DATASET SECTION >>
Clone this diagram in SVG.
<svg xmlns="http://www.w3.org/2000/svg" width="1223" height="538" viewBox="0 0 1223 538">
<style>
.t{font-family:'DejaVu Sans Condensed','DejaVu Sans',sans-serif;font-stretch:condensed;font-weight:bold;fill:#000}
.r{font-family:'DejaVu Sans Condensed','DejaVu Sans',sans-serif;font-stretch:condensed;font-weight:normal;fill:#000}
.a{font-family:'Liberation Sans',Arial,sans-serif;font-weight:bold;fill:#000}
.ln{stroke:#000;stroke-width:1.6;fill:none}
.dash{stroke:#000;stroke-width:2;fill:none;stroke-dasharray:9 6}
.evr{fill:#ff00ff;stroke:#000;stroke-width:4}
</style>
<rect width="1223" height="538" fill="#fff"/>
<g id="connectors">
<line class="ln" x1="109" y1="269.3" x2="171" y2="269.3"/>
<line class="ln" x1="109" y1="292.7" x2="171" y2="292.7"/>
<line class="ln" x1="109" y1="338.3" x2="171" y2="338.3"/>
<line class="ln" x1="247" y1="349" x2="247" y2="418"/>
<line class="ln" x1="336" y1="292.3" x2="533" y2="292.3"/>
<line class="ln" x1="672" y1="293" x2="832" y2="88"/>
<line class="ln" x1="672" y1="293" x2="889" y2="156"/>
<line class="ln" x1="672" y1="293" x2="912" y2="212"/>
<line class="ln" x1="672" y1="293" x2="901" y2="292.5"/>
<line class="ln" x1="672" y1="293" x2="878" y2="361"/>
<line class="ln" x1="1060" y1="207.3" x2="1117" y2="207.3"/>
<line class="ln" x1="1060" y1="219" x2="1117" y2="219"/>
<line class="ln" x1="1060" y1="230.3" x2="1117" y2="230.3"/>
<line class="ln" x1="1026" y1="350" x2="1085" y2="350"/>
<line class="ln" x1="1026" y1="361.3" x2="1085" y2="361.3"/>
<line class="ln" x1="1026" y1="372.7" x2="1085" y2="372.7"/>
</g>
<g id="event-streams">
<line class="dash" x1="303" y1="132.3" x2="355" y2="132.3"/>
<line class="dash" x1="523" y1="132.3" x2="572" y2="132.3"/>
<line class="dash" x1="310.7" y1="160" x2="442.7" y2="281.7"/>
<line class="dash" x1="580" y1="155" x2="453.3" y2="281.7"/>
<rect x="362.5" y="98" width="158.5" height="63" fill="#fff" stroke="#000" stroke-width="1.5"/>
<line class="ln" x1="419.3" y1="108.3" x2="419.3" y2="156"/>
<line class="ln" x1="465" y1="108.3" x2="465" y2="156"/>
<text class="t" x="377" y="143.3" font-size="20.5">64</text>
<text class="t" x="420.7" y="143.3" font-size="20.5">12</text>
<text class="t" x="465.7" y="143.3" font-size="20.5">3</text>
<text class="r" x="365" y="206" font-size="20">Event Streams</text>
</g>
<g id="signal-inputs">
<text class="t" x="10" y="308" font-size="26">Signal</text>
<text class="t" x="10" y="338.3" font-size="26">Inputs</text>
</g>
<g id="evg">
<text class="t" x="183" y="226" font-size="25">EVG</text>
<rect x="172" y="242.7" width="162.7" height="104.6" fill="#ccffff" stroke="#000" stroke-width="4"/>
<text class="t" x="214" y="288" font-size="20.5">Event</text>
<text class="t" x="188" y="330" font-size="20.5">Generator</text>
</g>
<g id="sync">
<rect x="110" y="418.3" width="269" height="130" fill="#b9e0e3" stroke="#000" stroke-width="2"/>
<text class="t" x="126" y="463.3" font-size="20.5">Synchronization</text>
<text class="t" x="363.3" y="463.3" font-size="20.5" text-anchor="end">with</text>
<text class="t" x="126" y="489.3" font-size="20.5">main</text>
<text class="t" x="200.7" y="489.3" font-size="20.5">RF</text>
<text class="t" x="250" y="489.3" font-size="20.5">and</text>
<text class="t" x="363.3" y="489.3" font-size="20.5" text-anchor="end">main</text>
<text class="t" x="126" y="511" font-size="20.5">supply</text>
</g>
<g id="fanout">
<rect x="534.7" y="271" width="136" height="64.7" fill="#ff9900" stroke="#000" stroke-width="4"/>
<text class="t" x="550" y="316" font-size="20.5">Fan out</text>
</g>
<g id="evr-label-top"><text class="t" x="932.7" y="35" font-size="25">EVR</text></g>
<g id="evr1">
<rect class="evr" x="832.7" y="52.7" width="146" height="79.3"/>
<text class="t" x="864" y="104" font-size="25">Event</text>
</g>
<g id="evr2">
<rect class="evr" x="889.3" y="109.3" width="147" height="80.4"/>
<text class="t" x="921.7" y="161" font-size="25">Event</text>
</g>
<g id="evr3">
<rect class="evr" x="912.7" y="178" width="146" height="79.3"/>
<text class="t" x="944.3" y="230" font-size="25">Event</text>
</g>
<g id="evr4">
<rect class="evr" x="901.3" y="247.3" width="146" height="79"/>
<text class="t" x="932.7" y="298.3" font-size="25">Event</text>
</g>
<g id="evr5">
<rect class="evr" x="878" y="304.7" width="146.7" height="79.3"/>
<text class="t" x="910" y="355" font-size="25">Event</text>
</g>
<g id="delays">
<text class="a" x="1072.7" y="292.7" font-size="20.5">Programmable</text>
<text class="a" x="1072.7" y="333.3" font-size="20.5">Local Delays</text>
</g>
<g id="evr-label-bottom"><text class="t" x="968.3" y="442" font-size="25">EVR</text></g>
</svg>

DIRECTION >> Make an exact copy of every line in the data.

RIGHT ANSWER >>
Clone this diagram in SVG.
<svg xmlns="http://www.w3.org/2000/svg" width="1223" height="538" viewBox="0 0 1223 538">
<style>
.t{font-family:'DejaVu Sans Condensed','DejaVu Sans',sans-serif;font-stretch:condensed;font-weight:bold;fill:#000}
.r{font-family:'DejaVu Sans Condensed','DejaVu Sans',sans-serif;font-stretch:condensed;font-weight:normal;fill:#000}
.a{font-family:'Liberation Sans',Arial,sans-serif;font-weight:bold;fill:#000}
.ln{stroke:#000;stroke-width:1.6;fill:none}
.dash{stroke:#000;stroke-width:2;fill:none;stroke-dasharray:9 6}
.evr{fill:#ff00ff;stroke:#000;stroke-width:4}
</style>
<rect width="1223" height="538" fill="#fff"/>
<g id="connectors">
<line class="ln" x1="109" y1="269.3" x2="171" y2="269.3"/>
<line class="ln" x1="109" y1="292.7" x2="171" y2="292.7"/>
<line class="ln" x1="109" y1="338.3" x2="171" y2="338.3"/>
<line class="ln" x1="247" y1="349" x2="247" y2="418"/>
<line class="ln" x1="336" y1="292.3" x2="533" y2="292.3"/>
<line class="ln" x1="672" y1="293" x2="832" y2="88"/>
<line class="ln" x1="672" y1="293" x2="889" y2="156"/>
<line class="ln" x1="672" y1="293" x2="912" y2="212"/>
<line class="ln" x1="672" y1="293" x2="901" y2="292.5"/>
<line class="ln" x1="672" y1="293" x2="878" y2="361"/>
<line class="ln" x1="1060" y1="207.3" x2="1117" y2="207.3"/>
<line class="ln" x1="1060" y1="219" x2="1117" y2="219"/>
<line class="ln" x1="1060" y1="230.3" x2="1117" y2="230.3"/>
<line class="ln" x1="1026" y1="350" x2="1085" y2="350"/>
<line class="ln" x1="1026" y1="361.3" x2="1085" y2="361.3"/>
<line class="ln" x1="1026" y1="372.7" x2="1085" y2="372.7"/>
</g>
<g id="event-streams">
<line class="dash" x1="303" y1="132.3" x2="355" y2="132.3"/>
<line class="dash" x1="523" y1="132.3" x2="572" y2="132.3"/>
<line class="dash" x1="310.7" y1="160" x2="442.7" y2="281.7"/>
<line class="dash" x1="580" y1="155" x2="453.3" y2="281.7"/>
<rect x="362.5" y="98" width="158.5" height="63" fill="#fff" stroke="#000" stroke-width="1.5"/>
<line class="ln" x1="419.3" y1="108.3" x2="419.3" y2="156"/>
<line class="ln" x1="465" y1="108.3" x2="465" y2="156"/>
<text class="t" x="377" y="143.3" font-size="20.5">64</text>
<text class="t" x="420.7" y="143.3" font-size="20.5">12</text>
<text class="t" x="465.7" y="143.3" font-size="20.5">3</text>
<text class="r" x="365" y="206" font-size="20">Event Streams</text>
</g>
<g id="signal-inputs">
<text class="t" x="10" y="308" font-size="26">Signal</text>
<text class="t" x="10" y="338.3" font-size="26">Inputs</text>
</g>
<g id="evg">
<text class="t" x="183" y="226" font-size="25">EVG</text>
<rect x="172" y="242.7" width="162.7" height="104.6" fill="#ccffff" stroke="#000" stroke-width="4"/>
<text class="t" x="214" y="288" font-size="20.5">Event</text>
<text class="t" x="188" y="330" font-size="20.5">Generator</text>
</g>
<g id="sync">
<rect x="110" y="418.3" width="269" height="130" fill="#b9e0e3" stroke="#000" stroke-width="2"/>
<text class="t" x="126" y="463.3" font-size="20.5">Synchronization</text>
<text class="t" x="363.3" y="463.3" font-size="20.5" text-anchor="end">with</text>
<text class="t" x="126" y="489.3" font-size="20.5">main</text>
<text class="t" x="200.7" y="489.3" font-size="20.5">RF</text>
<text class="t" x="250" y="489.3" font-size="20.5">and</text>
<text class="t" x="363.3" y="489.3" font-size="20.5" text-anchor="end">main</text>
<text class="t" x="126" y="511" font-size="20.5">supply</text>
</g>
<g id="fanout">
<rect x="534.7" y="271" width="136" height="64.7" fill="#ff9900" stroke="#000" stroke-width="4"/>
<text class="t" x="550" y="316" font-size="20.5">Fan out</text>
</g>
<g id="evr-label-top"><text class="t" x="932.7" y="35" font-size="25">EVR</text></g>
<g id="evr1">
<rect class="evr" x="832.7" y="52.7" width="146" height="79.3"/>
<text class="t" x="864" y="104" font-size="25">Event</text>
</g>
<g id="evr2">
<rect class="evr" x="889.3" y="109.3" width="147" height="80.4"/>
<text class="t" x="921.7" y="161" font-size="25">Event</text>
</g>
<g id="evr3">
<rect class="evr" x="912.7" y="178" width="146" height="79.3"/>
<text class="t" x="944.3" y="230" font-size="25">Event</text>
</g>
<g id="evr4">
<rect class="evr" x="901.3" y="247.3" width="146" height="79"/>
<text class="t" x="932.7" y="298.3" font-size="25">Event</text>
</g>
<g id="evr5">
<rect class="evr" x="878" y="304.7" width="146.7" height="79.3"/>
<text class="t" x="910" y="355" font-size="25">Event</text>
</g>
<g id="delays">
<text class="a" x="1072.7" y="292.7" font-size="20.5">Programmable</text>
<text class="a" x="1072.7" y="333.3" font-size="20.5">Local Delays</text>
</g>
<g id="evr-label-bottom"><text class="t" x="968.3" y="442" font-size="25">EVR</text></g>
</svg>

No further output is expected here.